Aisah Putri Budiarti, peneliti politik dari BRIN mengatakan apa yang disebut “efek Jokowi” malah bisa menjadi “buah simalakama” bagi pasangan Prabowo-Gibran.
“Justru menjadikan mati langkah buat Prabowo,” kata Puput – sapaan Aisah Putri Budiarti, kepada BBC News..
Menurut Puput, publik yang mungkin mendukung Jokowi melihat putusan MK yang problematik, dan berspekulasi tentang dinasti politik setelah Gibran dijadikan bakal cawapres.
Kesadaran publik yang semakin besar tentang ini justru akan merugikan Prabowo-Gibran.
“Kalau publik kemudian sadar dan berbalik tidak memilih, maka efek Jokowi justru negatif buat Prabowo,” katanya.
Selain itu, persoalan ini kemungkinan dilihat kandidat lain sebagai “kelemahan” bagi Prabowo-Gibran, dan bisa dijadikan bahan kampanye.
“Kandidat lain memanfaatkan kelemahan itu, dengan membawa isu penting bagi parpol untuk membangun kaderisasi politik yang sehat," ujarnya.

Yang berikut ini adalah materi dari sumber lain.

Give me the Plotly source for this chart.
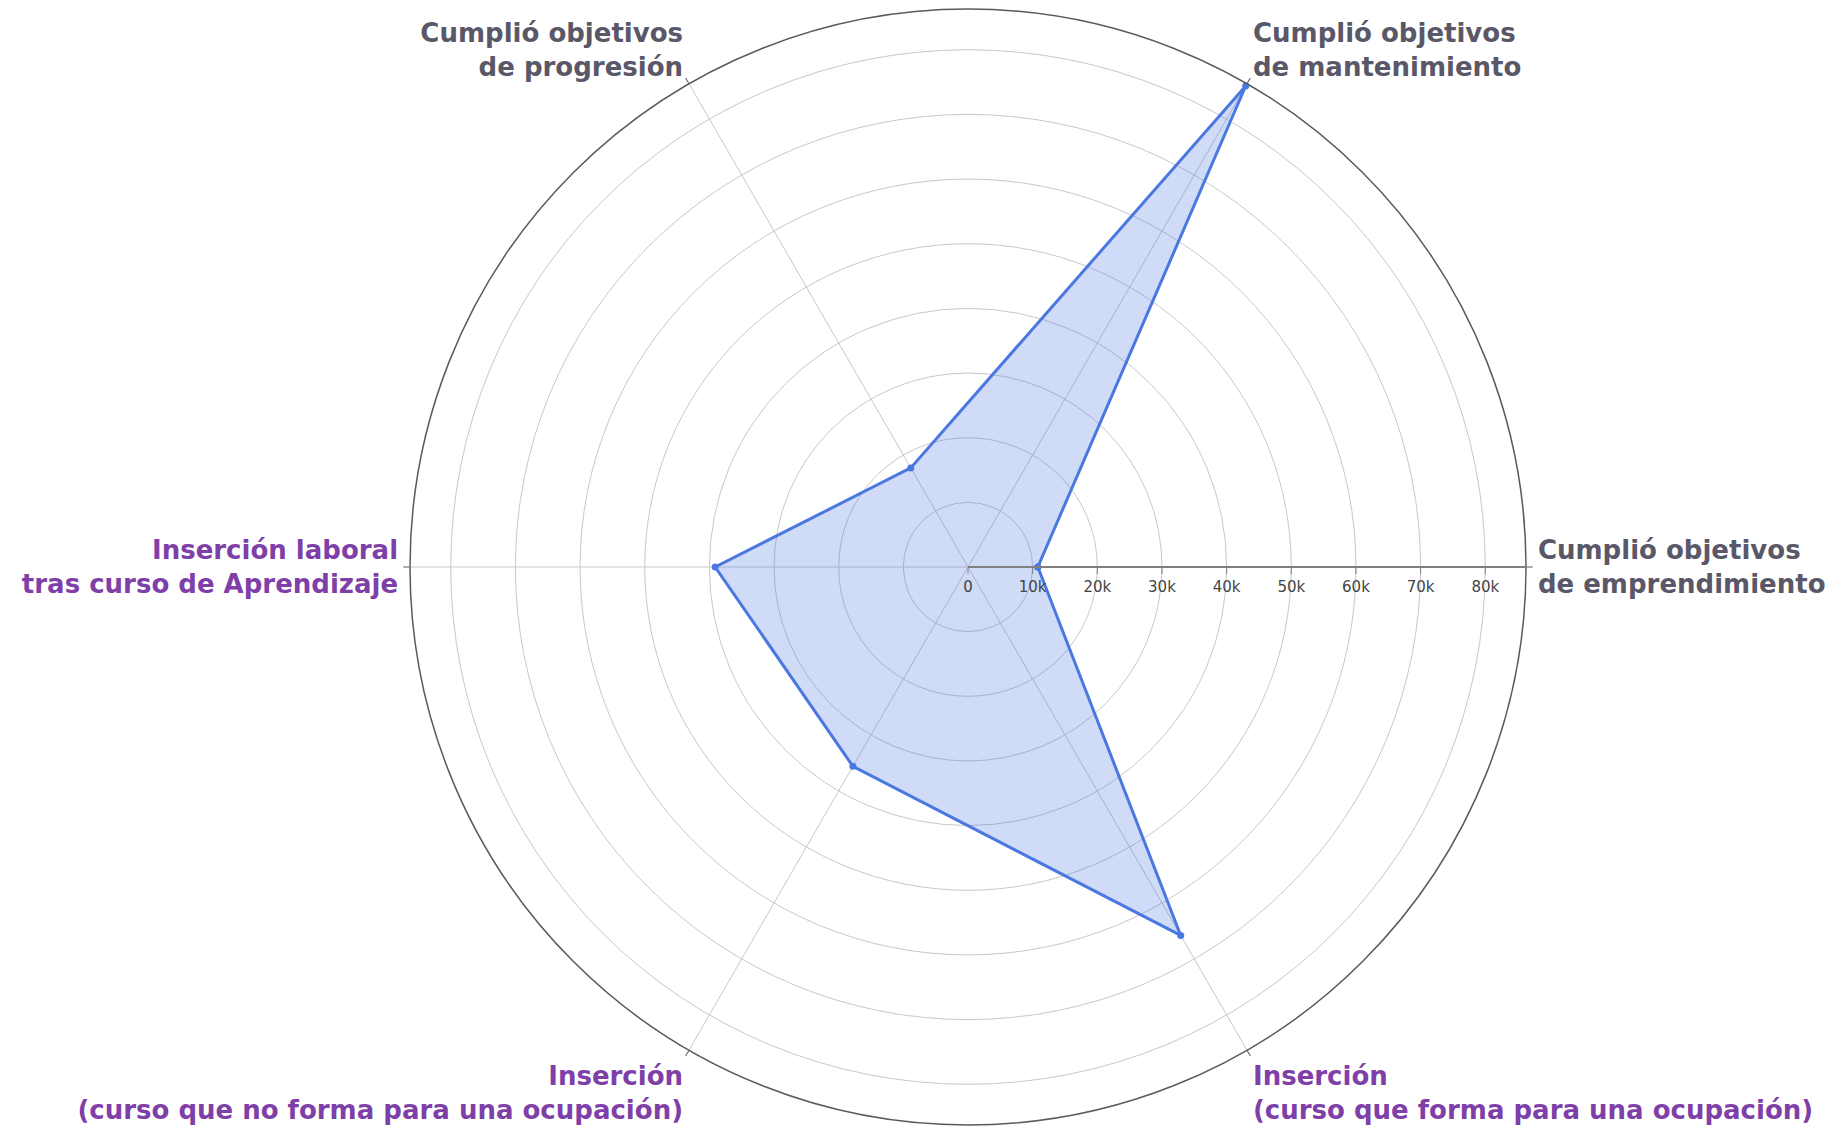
import plotly.graph_objects as go

categories = [
    "Cumplió objetivos<br>de emprendimiento",
    "Cumplió objetivos<br>de mantenimiento",
    "Cumplió objetivos<br>de progresión",
    "Inserción laboral<br>tras curso de Aprendizaje",
    "Inserción<br>(curso que no forma para una ocupación)",
    "Inserción<br>(curso que forma para una ocupación)",
]
values = [10800, 85900, 17700, 39100, 35600, 65800]
label_colors = ["#5a5868", "#5a5868", "#5a5868", "#7f3fa8", "#7f3fa8", "#7f3fa8"]
radial_ticks = [0, 10000, 20000, 30000, 40000, 50000, 60000, 70000, 80000]

ticktext = [f"<span style='color:{c}'><b>{t}</b></span>" for t, c in zip(categories, label_colors)]

fig = go.Figure()
fig.add_trace(go.Scatterpolar(
    r=values + values[:1],
    theta=categories + categories[:1],
    mode="lines+markers",
    fill="toself",
    fillcolor="rgba(74,120,224,0.26)",
    line=dict(color="#4a78e0", width=3),
    marker=dict(color="#4a78e0", size=7),
    showlegend=False,
))

W, H = 1833, 1133
cx, cy, R = 960, 559, 558
fig.update_layout(
    width=W, height=H,
    margin=dict(l=0, r=0, t=0, b=0),
    paper_bgcolor="white",
    plot_bgcolor="white",
    font=dict(family="Verdana, DejaVu Sans", color="#444"),
    polar=dict(
        domain=dict(x=[(cx - R) / W, (cx + R) / W], y=[1 - (cy + R) / H, 1 - (cy - R) / H]),
        bgcolor="white",
        angularaxis=dict(
            direction="counterclockwise",
            rotation=0,
            tickmode="array",
            tickvals=categories,
            ticktext=ticktext,
            tickfont=dict(family="Verdana, DejaVu Sans", size=26),
            showline=True,
            linecolor="#5a5a5a",
            linewidth=1.5,
            gridcolor="#c8c8c8",
            gridwidth=1.3,
            ticks="outside",
            ticklen=6,
            tickcolor="#5a5a5a",
        ),
        radialaxis=dict(
            range=[0, 86300],
            angle=0,
            tickangle=0,
            tickvals=radial_ticks,
            tickfont=dict(family="Verdana, DejaVu Sans", size=15, color="#444"),
            showline=True,
            linecolor="#808080",
            linewidth=2,
            ticks="outside",
            ticklen=6,
            tickcolor="#808080",
            gridcolor="#c8c8c8",
            gridwidth=1.3,
        ),
    ),
)

fig.write_html("out.html")
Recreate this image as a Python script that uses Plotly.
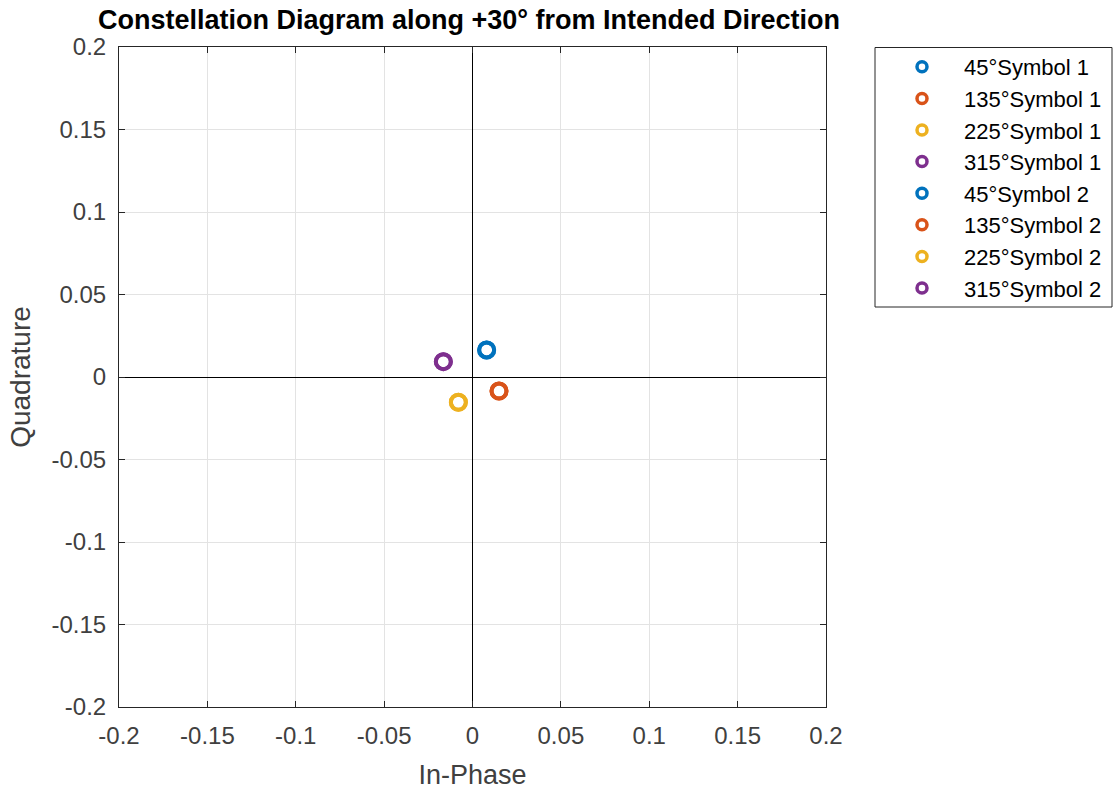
import plotly.graph_objects as go

# Received constellation points (in-phase, quadrature) for each transmitted phase
phases = ["45°", "135°", "225°", "315°"]
colors = ["#0072BD", "#D95319", "#EDB120", "#7E2F8E"]
sym1_i = [0.008, 0.015, -0.008, -0.0165]
sym1_q = [0.0164, -0.0085, -0.0153, 0.0093]
sym2_i = [0.008, 0.015, -0.008, -0.0165]
sym2_q = [0.0164, -0.0085, -0.0153, 0.0093]

tick_vals = [-0.2, -0.15, -0.1, -0.05, 0, 0.05, 0.1, 0.15, 0.2]
tick_text = ["-0.2", "-0.15", "-0.1", "-0.05", "0", "0.05", "0.1", "0.15", "0.2"]

FONT = "Liberation Sans, Arial, Helvetica, sans-serif"
AX_COLOR = "#262626"
TXT_COLOR = "#404040"

fig = go.Figure()

series = [("Symbol 1", sym1_i, sym1_q), ("Symbol 2", sym2_i, sym2_q)]
k = 0
for label, xi, yq in series:
    for p, c, x, y in zip(phases, colors, xi, yq):
        name = f"{p}{label}"
        # plotted point
        fig.add_trace(go.Scatter(
            x=[x], y=[y], mode="markers", name=name,
            legendgroup=f"g{k}", showlegend=False,
            marker=dict(symbol="circle-open", size=15, color=c,
                        line=dict(width=4, color=c)),
        ))
        # legend key with a smaller ring
        fig.add_trace(go.Scatter(
            x=[None], y=[None], mode="markers", name=name,
            legendgroup=f"g{k}", showlegend=True, hoverinfo="skip",
            marker=dict(symbol="circle-open", size=10, color=c,
                        line=dict(width=3.5, color=c)),
        ))
        k += 1

W, H = 1114, 790
L, R, T, B = 119, 826, 47, 707
pw, ph = R - L, B - T

def px_x(p):
    return (p - L) / pw

def px_y(p):
    return (B - p) / ph

axis_common = dict(
    range=[-0.2, 0.2], tickmode="array", tickvals=tick_vals, ticktext=tick_text,
    showgrid=True, gridcolor="#e3e3e3", gridwidth=1,
    zeroline=True, zerolinecolor="#000000", zerolinewidth=1,
    showline=True, linecolor=AX_COLOR, linewidth=1, mirror="ticks",
    ticks="inside", ticklen=6, tickcolor=AX_COLOR,
    tickfont=dict(family=FONT, size=24, color=TXT_COLOR),
    fixedrange=True, automargin=False,
)

fig.update_layout(
    width=W, height=H,
    margin=dict(l=L, r=W - R, t=T, b=H - B, pad=0, autoexpand=False),
    paper_bgcolor="white", plot_bgcolor="white",
    title=dict(text="Constellation Diagram along +30° from Intended Direction",
               x=469 / W, xref="container", xanchor="center",
               y=1 - 20 / H, yref="container", yanchor="middle",
               font=dict(family=FONT, size=27, color="#000000", weight="bold")),
    xaxis=dict(**axis_common, ticklabelstandoff=7,
               title=dict(text="In-Phase", standoff=26,
                          font=dict(family=FONT, size=27, color=TXT_COLOR))),
    yaxis=dict(**axis_common, ticklabelstandoff=7,
               title=dict(text="Quadrature", standoff=12,
                          font=dict(family=FONT, size=28, color=TXT_COLOR))),
    showlegend=True,
    legend=dict(
        x=880 / W, y=1 - 46 / H, xanchor="left", yanchor="top",
        xref="container", yref="container",
        bgcolor="rgba(0,0,0,0)", borderwidth=0,
        font=dict(family=FONT, size=22, color="#000000"),
        itemsizing="trace", itemwidth=74, tracegroupgap=0,
        traceorder="normal",
    ),
    shapes=[dict(type="rect", xref="paper", yref="paper",
                 x0=px_x(875), x1=px_x(1112), y0=px_y(307), y1=px_y(47.5),
                 line=dict(color=AX_COLOR, width=1), fillcolor="white",
                 layer="below")],
)

fig.write_html("out.html")
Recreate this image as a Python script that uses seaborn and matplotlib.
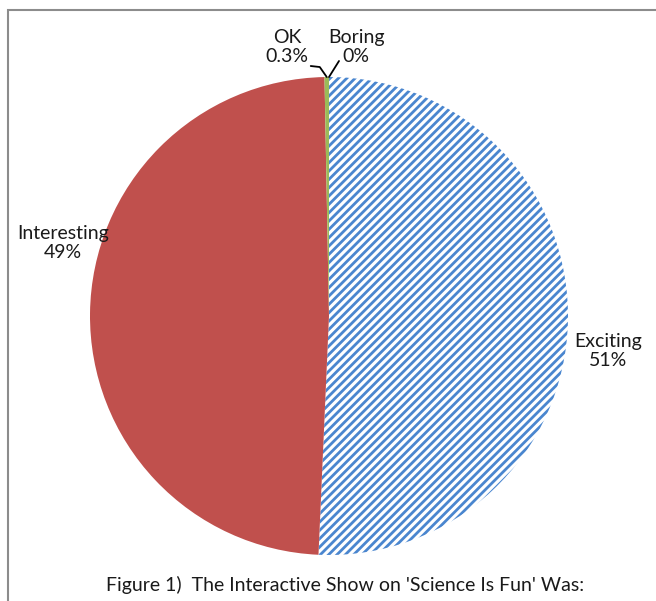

Kedua, penting untuk seorang presiden dan wakil presiden untuk punya kapasitas politik,” tambah Puput.
Di sisi lain, efek Jokowi dapat berdampak positif jika tim Prabowo-Gibran mampu menguatkan loyalitas pendukung Jokowi, termasuk mengemas jawaban atas tuduhan rekayasa hukum, dinasti politik dan Gibran sebagai “politikus kutu loncat” – Gibran sebagai kader PDIP mendapat jalur dari Partai Golkar untuk dicalonkan sebagai bakal cawapres pendamping Prabowo.
“Ini bergantung strategi politik,” katanya.
Polemik putusan MK dan Gibran berpengaruh ke pemilih muda
Prabowo sebenarnya akan lebih untung dengan pendamping selain Gibran, kata Devi Darmawan, peneliti politik BRIN lainnya.
Hal ini berdasarkan jajak pendapat sejumlah lembaga survei menunjukkan suara Prabowo lebih besar ketika dipasangkan dengan Erik Thohir dibandingkan Gibran.
Jajak pendapat ini dilakukan Indikator Politik Indonesia, dan LSI.
“Itu jadi lebih untung lagi,” kata Devi.
Keputusan MK yang menuai polemik dan kemunculan Gibran sebagai bakal cawapres akan menjadi pertimbangan bagi pemilih muda.
Menurut Devi, pemilih muda memiliki karakter rasional, apolitis, dan melihat dinamika politik sebagai sesuatu yang lentur.
Pemilih muda rentang usia 22-30 akan mendominasi pemilih secara nasional dengan porsi 56% atau sekitar 114 juta pada pemilu 2024 – juga punya pandangan ideal mengenai sosok pemimpin sampai sentimen negatif terhadap dinasti politik.
“Melihat Gibran menjadi cawapres, itu tentu jadi pertimbangan mereka sebagai pemilih yang lebih rasional ketimbang pemilih di Generasi X - yang merupakan pemilih loyal,” kata Devi.
Semestinya Gibran sebagai representasi milenial bisa membawa nilai plus terhadap Prabowo apa yang disebut Devi sebagai kombinasi “antar generasi tua dan muda”.
Akan tetapi persoalannya, banyak yang mencurigai proses cepat mendapat tiket bakal cawapres tak lepas dari pengaruh Jokowi di belakangnya.
“Ini jadi momok negatif terhadap Gibran sendiri sebagai cawapres, bisa jadi blunder bagi poros Prabowo-Gibran,” katanya.